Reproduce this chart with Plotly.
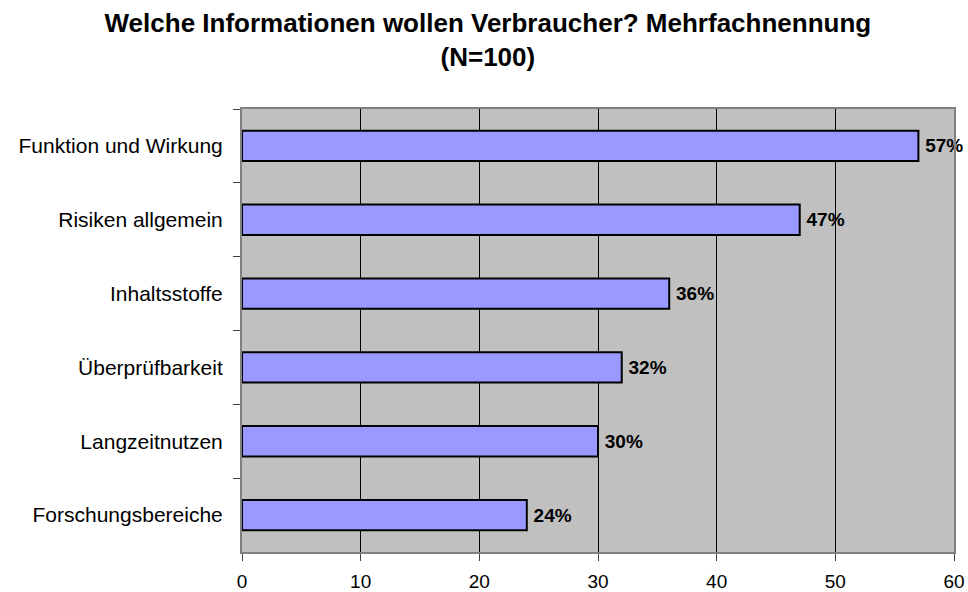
import plotly.graph_objects as go

categories = ["Funktion und Wirkung", "Risiken allgemein", "Inhaltsstoffe",
              "Überprüfbarkeit", "Langzeitnutzen", "Forschungsbereiche"]
values = [57, 47, 36, 32, 30, 24]
x_ticks = [0, 10, 20, 30, 40, 50, 60]

fig = go.Figure(go.Bar(
    x=values, y=categories, orientation="h",
    width=0.41,
    marker=dict(color="#9999FF", line=dict(color="black", width=2)),
    text=[f"\u2009{v}%" for v in values], textposition="outside",
    textfont=dict(family="Liberation Sans, Arial", size=19, color="black", weight="bold"),
    cliponaxis=False,
))

fig.update_layout(
    width=968, height=592,
    margin=dict(l=242, r=14, t=109, b=40),
    paper_bgcolor="white", plot_bgcolor="#C0C0C0",
    font=dict(family="Liberation Sans, Arial", color="black"),
    title=dict(text="<b>Welche Informationen wollen Verbraucher? Mehrfachnennung<br>(N=100)</b>",
               x=0.504, xanchor="center", y=0.946, yanchor="top",
               font=dict(size=26, color="black")),
    showlegend=False,
    xaxis=dict(range=[0, 60], tickvals=x_ticks, showgrid=True, gridcolor="black", gridwidth=1,
               ticks="outside", ticklen=7, tickcolor="#404040", automargin=False,
               showline=True, linecolor="#808080", linewidth=2, mirror=True,
               tickfont=dict(size=19), zeroline=False, ticklabelstandoff=4),
    yaxis=dict(categoryorder="array", categoryarray=categories, autorange="reversed",
               ticks="outside", tickson="boundaries", ticklen=7, tickcolor="#404040",
               showline=True, linecolor="#808080", linewidth=2, mirror=True, automargin=False,
               showgrid=False, tickfont=dict(size=21), ticklabelstandoff=13),
    bargap=0.59,
)

fig.write_html("out.html", config={"displayModeBar": False},
               post_script="document.body.style.margin='0';document.body.style.overflow='hidden';")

..............................

**Your task**
Copy the listing in full and without alteration, omitting every picture.

**Task answer**
Reproduce this chart with Plotly.
import plotly.graph_objects as go

categories = ["Funktion und Wirkung", "Risiken allgemein", "Inhaltsstoffe",
              "Überprüfbarkeit", "Langzeitnutzen", "Forschungsbereiche"]
values = [57, 47, 36, 32, 30, 24]
x_ticks = [0, 10, 20, 30, 40, 50, 60]

fig = go.Figure(go.Bar(
    x=values, y=categories, orientation="h",
    width=0.41,
    marker=dict(color="#9999FF", line=dict(color="black", width=2)),
    text=[f"\u2009{v}%" for v in values], textposition="outside",
    textfont=dict(family="Liberation Sans, Arial", size=19, color="black", weight="bold"),
    cliponaxis=False,
))

fig.update_layout(
    width=968, height=592,
    margin=dict(l=242, r=14, t=109, b=40),
    paper_bgcolor="white", plot_bgcolor="#C0C0C0",
    font=dict(family="Liberation Sans, Arial", color="black"),
    title=dict(text="<b>Welche Informationen wollen Verbraucher? Mehrfachnennung<br>(N=100)</b>",
               x=0.504, xanchor="center", y=0.946, yanchor="top",
               font=dict(size=26, color="black")),
    showlegend=False,
    xaxis=dict(range=[0, 60], tickvals=x_ticks, showgrid=True, gridcolor="black", gridwidth=1,
               ticks="outside", ticklen=7, tickcolor="#404040", automargin=False,
               showline=True, linecolor="#808080", linewidth=2, mirror=True,
               tickfont=dict(size=19), zeroline=False, ticklabelstandoff=4),
    yaxis=dict(categoryorder="array", categoryarray=categories, autorange="reversed",
               ticks="outside", tickson="boundaries", ticklen=7, tickcolor="#404040",
               showline=True, linecolor="#808080", linewidth=2, mirror=True, automargin=False,
               showgrid=False, tickfont=dict(size=21), ticklabelstandoff=13),
    bargap=0.59,
)

fig.write_html("out.html", config={"displayModeBar": False},
               post_script="document.body.style.margin='0';document.body.style.overflow='hidden';")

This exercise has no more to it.